§ Instructions to follow
The listing below should be printed exactly, every line of it. Skip the pictures.

>> BEGIN Raw data

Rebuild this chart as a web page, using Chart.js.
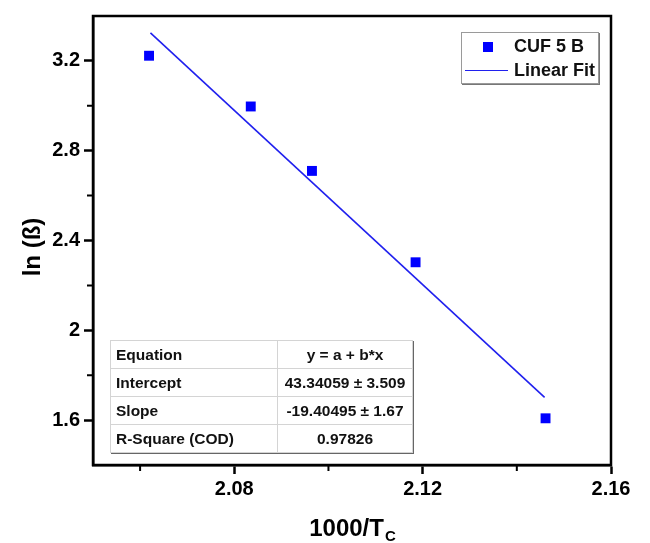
<!DOCTYPE html>
<html>
<head>
<meta charset="utf-8">
<script src="https://cdn.jsdelivr.net/npm/chart.js@4.4.1/dist/chart.umd.min.js"></script>
<style>
  body { margin: 0; background: #fff; font-family: "Liberation Sans", Arial, sans-serif; }
  #wrap { position: relative; width: 650px; height: 543px; }
  #legend {
    position: absolute; left: 461px; top: 32px; width: 136px; height: 50px;
    border: 1px solid #9a9a9a; box-shadow: 1px 1px 0 #777; background: #fff;
    font-weight: bold; font-size: 18px; color: #111;
  }
  #legend .row { position: absolute; left: 0; height: 24px; line-height: 24px; }
  #legend .mk { position: absolute; left: 21px; top: 8px; width: 10px; height: 10px; background: #0000ff; }
  #legend .ln { position: absolute; left: 3px; top: 12px; width: 43px; height: 0; border-top: 1.5px solid #2020ee; }
  #legend .tx { position: absolute; left: 52px; top: 0; white-space: nowrap; }
  #stats {
    position: absolute; left: 110px; top: 340px; border-collapse: collapse;
    border: 1px solid #8a8a8a; box-shadow: 1px 1px 0 #666; background: #fff;
    font-weight: bold; font-size: 15.5px; color: #111;
  }
  #stats td { height: 27px; padding: 0 5px; border: 1px solid #d4d4d4; white-space: nowrap; }
  #stats td.k { width: 156px; }
  #stats td.v { width: 124px; text-align: center; }
</style>
</head>
<body>
<div id="wrap">
  <canvas id="c" width="650" height="543"></canvas>
  <div id="legend">
    <div class="row" style="top:1px"><span class="mk"></span><span class="tx">CUF 5 B</span></div>
    <div class="row" style="top:25px"><span class="ln"></span><span class="tx">Linear Fit</span></div>
  </div>
  <table id="stats"></table>
</div>
<script>
// ln(beta) gegen 1000/Tc, mit linearer Anpassung

const X_VALUES = [2.0619, 2.0835, 2.0965, 2.1185, 2.1461];
const Y_VALUES = [3.223, 2.997, 2.710, 2.303, 1.608];

// Endpunkte der Ausgleichsgeraden
const FIT_X = [2.0622, 2.1459];
const FIT_Y = [3.325, 1.701];

const X_TICKS = [2.08, 2.12, 2.16];
const X_MINOR = [2.06, 2.10, 2.14];
const Y_TICKS = [1.6, 2.0, 2.4, 2.8, 3.2];
const Y_MINOR = [1.8, 2.2, 2.6, 3.0];

const STATS_KEYS = ['Equation', 'Intercept', 'Slope', 'R-Square (COD)'];
const STATS_VALUES = ['y = a + b*x', '43.34059 \u00b1 3.509', '-19.40495 \u00b1 1.67', '0.97826'];

const FONT = '"Liberation Sans", Arial, sans-serif';

document.getElementById('stats').innerHTML = STATS_KEYS
  .map((k, i) => `<tr><td class="k">${k}</td><td class="v">${STATS_VALUES[i]}</td></tr>`)
  .join('');

const yLabel = v => (Math.abs(v - 2) < 1e-9 ? '2' : v.toFixed(1));

// Rahmen, Nebenstriche und Achsentitel
const framePlugin = {
  id: 'frame',
  afterDraw(chart) {
    const { ctx, chartArea: a, scales } = chart;
    ctx.save();
    ctx.strokeStyle = '#000';
    ctx.lineWidth = 2.5;
    ctx.strokeRect(a.left, a.top, a.right - a.left, a.bottom - a.top);

    ctx.lineWidth = 2;
    ctx.beginPath();
    for (const v of X_MINOR) {
      const px = scales.x.getPixelForValue(v);
      ctx.moveTo(px, a.bottom);
      ctx.lineTo(px, a.bottom + 6);
    }
    for (const v of Y_MINOR) {
      const py = scales.y.getPixelForValue(v);
      ctx.moveTo(a.left, py);
      ctx.lineTo(a.left - 6, py);
    }
    ctx.stroke();

    ctx.fillStyle = '#000';
    ctx.textBaseline = 'alphabetic';
    const main = '1000/T', sub = 'C';
    ctx.font = 'bold 24px ' + FONT;
    const w1 = ctx.measureText(main).width;
    ctx.font = 'bold 15px ' + FONT;
    const w2 = ctx.measureText(sub).width;
    const cx = (a.left + a.right) / 2;
    const x0 = cx - (w1 + w2) / 2;
    ctx.textAlign = 'left';
    ctx.font = 'bold 24px ' + FONT;
    ctx.fillText(main, x0, 536);
    ctx.font = 'bold 15px ' + FONT;
    ctx.fillText(sub, x0 + w1 + 1, 541);

    ctx.translate(40, 247);
    ctx.rotate(-Math.PI / 2);
    ctx.textAlign = 'center';
    ctx.font = 'bold 24px ' + FONT;
    ctx.fillText('ln (\u00df)', 0, 0);
    ctx.restore();
  },
};

new Chart(document.getElementById('c'), {
  type: 'scatter',
  data: {
    datasets: [
      {
        label: 'CUF 5 B',
        data: X_VALUES.map((x, i) => ({ x, y: Y_VALUES[i] })),
        pointStyle: 'rect',
        pointRadius: 7,
        pointBackgroundColor: '#0000ff',
        pointBorderWidth: 0,
        borderColor: '#0000ff',
      },
      {
        label: 'Linear Fit',
        data: FIT_X.map((x, i) => ({ x, y: FIT_Y[i] })),
        showLine: true,
        pointRadius: 0,
        borderColor: '#2020ee',
        borderWidth: 1.6,
      },
    ],
  },
  options: {
    responsive: false,
    animation: false,
    layout: { padding: { left: 0, top: 13, right: 39, bottom: 0 } },
    plugins: { legend: { display: false }, tooltip: { enabled: false } },
    scales: {
      x: {
        type: 'linear',
        min: 2.05,
        max: 2.16,
        afterBuildTicks: s => { s.ticks = X_TICKS.map(v => ({ value: v })); },
        afterFit: s => { s.height = 78; },
        border: { display: true, color: '#000', width: 2.5 },
        grid: { drawOnChartArea: false, drawTicks: true, tickLength: 9, tickColor: '#000', tickWidth: 2.5 },
        ticks: {
          color: '#000',
          padding: 3,
          font: { family: FONT, size: 20, weight: 'bold' },
          callback: v => v.toFixed(2),
        },
      },
      y: {
        type: 'linear',
        min: 1.4,
        max: 3.4,
        afterBuildTicks: s => { s.ticks = Y_TICKS.map(v => ({ value: v })); },
        afterFit: s => { s.width = 93; },
        border: { display: true, color: '#000', width: 2.5 },
        grid: { drawOnChartArea: false, drawTicks: true, tickLength: 9, tickColor: '#000', tickWidth: 2.5 },
        ticks: {
          color: '#000',
          padding: 4,
          font: { family: FONT, size: 20, weight: 'bold' },
          callback: v => yLabel(v),
        },
      },
    },
  },
  plugins: [framePlugin],
});
</script>
</body>
</html>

>> END Raw data

§ Written answer
Rebuild this chart as a web page, using Chart.js.
<!DOCTYPE html>
<html>
<head>
<meta charset="utf-8">
<script src="https://cdn.jsdelivr.net/npm/chart.js@4.4.1/dist/chart.umd.min.js"></script>
<style>
  body { margin: 0; background: #fff; font-family: "Liberation Sans", Arial, sans-serif; }
  #wrap { position: relative; width: 650px; height: 543px; }
  #legend {
    position: absolute; left: 461px; top: 32px; width: 136px; height: 50px;
    border: 1px solid #9a9a9a; box-shadow: 1px 1px 0 #777; background: #fff;
    font-weight: bold; font-size: 18px; color: #111;
  }
  #legend .row { position: absolute; left: 0; height: 24px; line-height: 24px; }
  #legend .mk { position: absolute; left: 21px; top: 8px; width: 10px; height: 10px; background: #0000ff; }
  #legend .ln { position: absolute; left: 3px; top: 12px; width: 43px; height: 0; border-top: 1.5px solid #2020ee; }
  #legend .tx { position: absolute; left: 52px; top: 0; white-space: nowrap; }
  #stats {
    position: absolute; left: 110px; top: 340px; border-collapse: collapse;
    border: 1px solid #8a8a8a; box-shadow: 1px 1px 0 #666; background: #fff;
    font-weight: bold; font-size: 15.5px; color: #111;
  }
  #stats td { height: 27px; padding: 0 5px; border: 1px solid #d4d4d4; white-space: nowrap; }
  #stats td.k { width: 156px; }
  #stats td.v { width: 124px; text-align: center; }
</style>
</head>
<body>
<div id="wrap">
  <canvas id="c" width="650" height="543"></canvas>
  <div id="legend">
    <div class="row" style="top:1px"><span class="mk"></span><span class="tx">CUF 5 B</span></div>
    <div class="row" style="top:25px"><span class="ln"></span><span class="tx">Linear Fit</span></div>
  </div>
  <table id="stats"></table>
</div>
<script>
// ln(beta) gegen 1000/Tc, mit linearer Anpassung

const X_VALUES = [2.0619, 2.0835, 2.0965, 2.1185, 2.1461];
const Y_VALUES = [3.223, 2.997, 2.710, 2.303, 1.608];

// Endpunkte der Ausgleichsgeraden
const FIT_X = [2.0622, 2.1459];
const FIT_Y = [3.325, 1.701];

const X_TICKS = [2.08, 2.12, 2.16];
const X_MINOR = [2.06, 2.10, 2.14];
const Y_TICKS = [1.6, 2.0, 2.4, 2.8, 3.2];
const Y_MINOR = [1.8, 2.2, 2.6, 3.0];

const STATS_KEYS = ['Equation', 'Intercept', 'Slope', 'R-Square (COD)'];
const STATS_VALUES = ['y = a + b*x', '43.34059 \u00b1 3.509', '-19.40495 \u00b1 1.67', '0.97826'];

const FONT = '"Liberation Sans", Arial, sans-serif';

document.getElementById('stats').innerHTML = STATS_KEYS
  .map((k, i) => `<tr><td class="k">${k}</td><td class="v">${STATS_VALUES[i]}</td></tr>`)
  .join('');

const yLabel = v => (Math.abs(v - 2) < 1e-9 ? '2' : v.toFixed(1));

// Rahmen, Nebenstriche und Achsentitel
const framePlugin = {
  id: 'frame',
  afterDraw(chart) {
    const { ctx, chartArea: a, scales } = chart;
    ctx.save();
    ctx.strokeStyle = '#000';
    ctx.lineWidth = 2.5;
    ctx.strokeRect(a.left, a.top, a.right - a.left, a.bottom - a.top);

    ctx.lineWidth = 2;
    ctx.beginPath();
    for (const v of X_MINOR) {
      const px = scales.x.getPixelForValue(v);
      ctx.moveTo(px, a.bottom);
      ctx.lineTo(px, a.bottom + 6);
    }
    for (const v of Y_MINOR) {
      const py = scales.y.getPixelForValue(v);
      ctx.moveTo(a.left, py);
      ctx.lineTo(a.left - 6, py);
    }
    ctx.stroke();

    ctx.fillStyle = '#000';
    ctx.textBaseline = 'alphabetic';
    const main = '1000/T', sub = 'C';
    ctx.font = 'bold 24px ' + FONT;
    const w1 = ctx.measureText(main).width;
    ctx.font = 'bold 15px ' + FONT;
    const w2 = ctx.measureText(sub).width;
    const cx = (a.left + a.right) / 2;
    const x0 = cx - (w1 + w2) / 2;
    ctx.textAlign = 'left';
    ctx.font = 'bold 24px ' + FONT;
    ctx.fillText(main, x0, 536);
    ctx.font = 'bold 15px ' + FONT;
    ctx.fillText(sub, x0 + w1 + 1, 541);

    ctx.translate(40, 247);
    ctx.rotate(-Math.PI / 2);
    ctx.textAlign = 'center';
    ctx.font = 'bold 24px ' + FONT;
    ctx.fillText('ln (\u00df)', 0, 0);
    ctx.restore();
  },
};

new Chart(document.getElementById('c'), {
  type: 'scatter',
  data: {
    datasets: [
      {
        label: 'CUF 5 B',
        data: X_VALUES.map((x, i) => ({ x, y: Y_VALUES[i] })),
        pointStyle: 'rect',
        pointRadius: 7,
        pointBackgroundColor: '#0000ff',
        pointBorderWidth: 0,
        borderColor: '#0000ff',
      },
      {
        label: 'Linear Fit',
        data: FIT_X.map((x, i) => ({ x, y: FIT_Y[i] })),
        showLine: true,
        pointRadius: 0,
        borderColor: '#2020ee',
        borderWidth: 1.6,
      },
    ],
  },
  options: {
    responsive: false,
    animation: false,
    layout: { padding: { left: 0, top: 13, right: 39, bottom: 0 } },
    plugins: { legend: { display: false }, tooltip: { enabled: false } },
    scales: {
      x: {
        type: 'linear',
        min: 2.05,
        max: 2.16,
        afterBuildTicks: s => { s.ticks = X_TICKS.map(v => ({ value: v })); },
        afterFit: s => { s.height = 78; },
        border: { display: true, color: '#000', width: 2.5 },
        grid: { drawOnChartArea: false, drawTicks: true, tickLength: 9, tickColor: '#000', tickWidth: 2.5 },
        ticks: {
          color: '#000',
          padding: 3,
          font: { family: FONT, size: 20, weight: 'bold' },
          callback: v => v.toFixed(2),
        },
      },
      y: {
        type: 'linear',
        min: 1.4,
        max: 3.4,
        afterBuildTicks: s => { s.ticks = Y_TICKS.map(v => ({ value: v })); },
        afterFit: s => { s.width = 93; },
        border: { display: true, color: '#000', width: 2.5 },
        grid: { drawOnChartArea: false, drawTicks: true, tickLength: 9, tickColor: '#000', tickWidth: 2.5 },
        ticks: {
          color: '#000',
          padding: 4,
          font: { family: FONT, size: 20, weight: 'bold' },
          callback: v => yLabel(v),
        },
      },
    },
  },
  plugins: [framePlugin],
});
</script>
</body>
</html>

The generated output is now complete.